■ PROBLEM TO WORK ON: All of the material should be reproduced exactly, with pictures left out.

• • • • •

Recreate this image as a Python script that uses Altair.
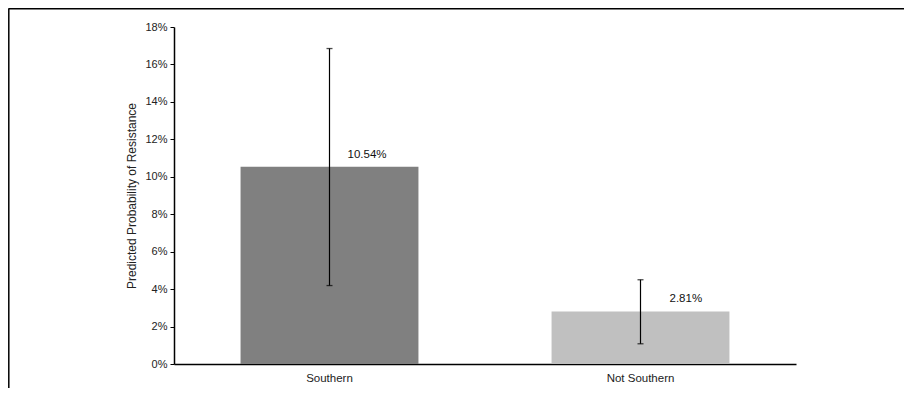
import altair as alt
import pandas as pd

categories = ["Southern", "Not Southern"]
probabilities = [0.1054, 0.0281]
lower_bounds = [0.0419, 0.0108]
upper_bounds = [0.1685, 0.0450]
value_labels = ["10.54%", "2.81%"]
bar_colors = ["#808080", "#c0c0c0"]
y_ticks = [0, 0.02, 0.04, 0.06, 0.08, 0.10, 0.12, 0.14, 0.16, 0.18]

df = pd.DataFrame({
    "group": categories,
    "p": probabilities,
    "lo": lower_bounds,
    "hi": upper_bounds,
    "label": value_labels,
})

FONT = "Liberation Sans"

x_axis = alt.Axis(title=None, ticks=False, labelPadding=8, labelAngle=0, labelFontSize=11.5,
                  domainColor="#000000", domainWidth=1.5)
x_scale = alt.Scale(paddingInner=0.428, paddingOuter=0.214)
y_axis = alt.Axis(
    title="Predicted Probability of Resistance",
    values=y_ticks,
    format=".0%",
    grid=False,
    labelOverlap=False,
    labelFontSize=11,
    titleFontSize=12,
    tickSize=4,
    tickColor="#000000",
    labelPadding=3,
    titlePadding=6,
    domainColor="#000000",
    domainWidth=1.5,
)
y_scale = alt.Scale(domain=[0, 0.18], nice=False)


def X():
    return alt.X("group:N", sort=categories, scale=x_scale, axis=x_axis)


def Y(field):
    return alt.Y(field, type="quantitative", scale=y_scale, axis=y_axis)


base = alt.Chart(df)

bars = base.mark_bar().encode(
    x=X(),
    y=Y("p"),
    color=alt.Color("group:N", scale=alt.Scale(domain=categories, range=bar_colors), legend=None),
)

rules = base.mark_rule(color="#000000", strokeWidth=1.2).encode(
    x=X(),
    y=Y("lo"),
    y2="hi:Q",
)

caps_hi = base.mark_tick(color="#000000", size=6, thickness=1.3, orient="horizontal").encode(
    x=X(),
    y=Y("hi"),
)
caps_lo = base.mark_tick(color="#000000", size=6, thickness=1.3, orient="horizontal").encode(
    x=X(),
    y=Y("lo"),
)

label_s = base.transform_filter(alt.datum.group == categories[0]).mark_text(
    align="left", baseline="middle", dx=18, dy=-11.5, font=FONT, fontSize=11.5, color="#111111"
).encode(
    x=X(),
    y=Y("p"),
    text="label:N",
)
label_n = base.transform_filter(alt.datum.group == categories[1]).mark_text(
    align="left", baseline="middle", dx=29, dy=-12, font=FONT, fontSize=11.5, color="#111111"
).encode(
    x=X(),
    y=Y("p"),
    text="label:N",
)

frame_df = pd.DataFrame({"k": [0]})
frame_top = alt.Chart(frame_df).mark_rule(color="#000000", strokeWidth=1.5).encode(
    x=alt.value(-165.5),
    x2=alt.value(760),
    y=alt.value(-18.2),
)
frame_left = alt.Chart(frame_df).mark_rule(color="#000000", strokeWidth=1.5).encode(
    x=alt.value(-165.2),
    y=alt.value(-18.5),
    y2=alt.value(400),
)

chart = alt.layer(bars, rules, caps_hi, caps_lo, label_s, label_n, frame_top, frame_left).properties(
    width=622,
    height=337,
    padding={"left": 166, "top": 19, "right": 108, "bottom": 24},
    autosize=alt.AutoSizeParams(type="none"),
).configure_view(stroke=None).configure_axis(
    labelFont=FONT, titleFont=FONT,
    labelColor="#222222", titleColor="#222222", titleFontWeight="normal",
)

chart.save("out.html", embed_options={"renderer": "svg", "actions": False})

• • • • •

■ FULL RESPONSE:
Recreate this image as a Python script that uses Altair.
import altair as alt
import pandas as pd

categories = ["Southern", "Not Southern"]
probabilities = [0.1054, 0.0281]
lower_bounds = [0.0419, 0.0108]
upper_bounds = [0.1685, 0.0450]
value_labels = ["10.54%", "2.81%"]
bar_colors = ["#808080", "#c0c0c0"]
y_ticks = [0, 0.02, 0.04, 0.06, 0.08, 0.10, 0.12, 0.14, 0.16, 0.18]

df = pd.DataFrame({
    "group": categories,
    "p": probabilities,
    "lo": lower_bounds,
    "hi": upper_bounds,
    "label": value_labels,
})

FONT = "Liberation Sans"

x_axis = alt.Axis(title=None, ticks=False, labelPadding=8, labelAngle=0, labelFontSize=11.5,
                  domainColor="#000000", domainWidth=1.5)
x_scale = alt.Scale(paddingInner=0.428, paddingOuter=0.214)
y_axis = alt.Axis(
    title="Predicted Probability of Resistance",
    values=y_ticks,
    format=".0%",
    grid=False,
    labelOverlap=False,
    labelFontSize=11,
    titleFontSize=12,
    tickSize=4,
    tickColor="#000000",
    labelPadding=3,
    titlePadding=6,
    domainColor="#000000",
    domainWidth=1.5,
)
y_scale = alt.Scale(domain=[0, 0.18], nice=False)


def X():
    return alt.X("group:N", sort=categories, scale=x_scale, axis=x_axis)


def Y(field):
    return alt.Y(field, type="quantitative", scale=y_scale, axis=y_axis)


base = alt.Chart(df)

bars = base.mark_bar().encode(
    x=X(),
    y=Y("p"),
    color=alt.Color("group:N", scale=alt.Scale(domain=categories, range=bar_colors), legend=None),
)

rules = base.mark_rule(color="#000000", strokeWidth=1.2).encode(
    x=X(),
    y=Y("lo"),
    y2="hi:Q",
)

caps_hi = base.mark_tick(color="#000000", size=6, thickness=1.3, orient="horizontal").encode(
    x=X(),
    y=Y("hi"),
)
caps_lo = base.mark_tick(color="#000000", size=6, thickness=1.3, orient="horizontal").encode(
    x=X(),
    y=Y("lo"),
)

label_s = base.transform_filter(alt.datum.group == categories[0]).mark_text(
    align="left", baseline="middle", dx=18, dy=-11.5, font=FONT, fontSize=11.5, color="#111111"
).encode(
    x=X(),
    y=Y("p"),
    text="label:N",
)
label_n = base.transform_filter(alt.datum.group == categories[1]).mark_text(
    align="left", baseline="middle", dx=29, dy=-12, font=FONT, fontSize=11.5, color="#111111"
).encode(
    x=X(),
    y=Y("p"),
    text="label:N",
)

frame_df = pd.DataFrame({"k": [0]})
frame_top = alt.Chart(frame_df).mark_rule(color="#000000", strokeWidth=1.5).encode(
    x=alt.value(-165.5),
    x2=alt.value(760),
    y=alt.value(-18.2),
)
frame_left = alt.Chart(frame_df).mark_rule(color="#000000", strokeWidth=1.5).encode(
    x=alt.value(-165.2),
    y=alt.value(-18.5),
    y2=alt.value(400),
)

chart = alt.layer(bars, rules, caps_hi, caps_lo, label_s, label_n, frame_top, frame_left).properties(
    width=622,
    height=337,
    padding={"left": 166, "top": 19, "right": 108, "bottom": 24},
    autosize=alt.AutoSizeParams(type="none"),
).configure_view(stroke=None).configure_axis(
    labelFont=FONT, titleFont=FONT,
    labelColor="#222222", titleColor="#222222", titleFontWeight="normal",
)

chart.save("out.html", embed_options={"renderer": "svg", "actions": False})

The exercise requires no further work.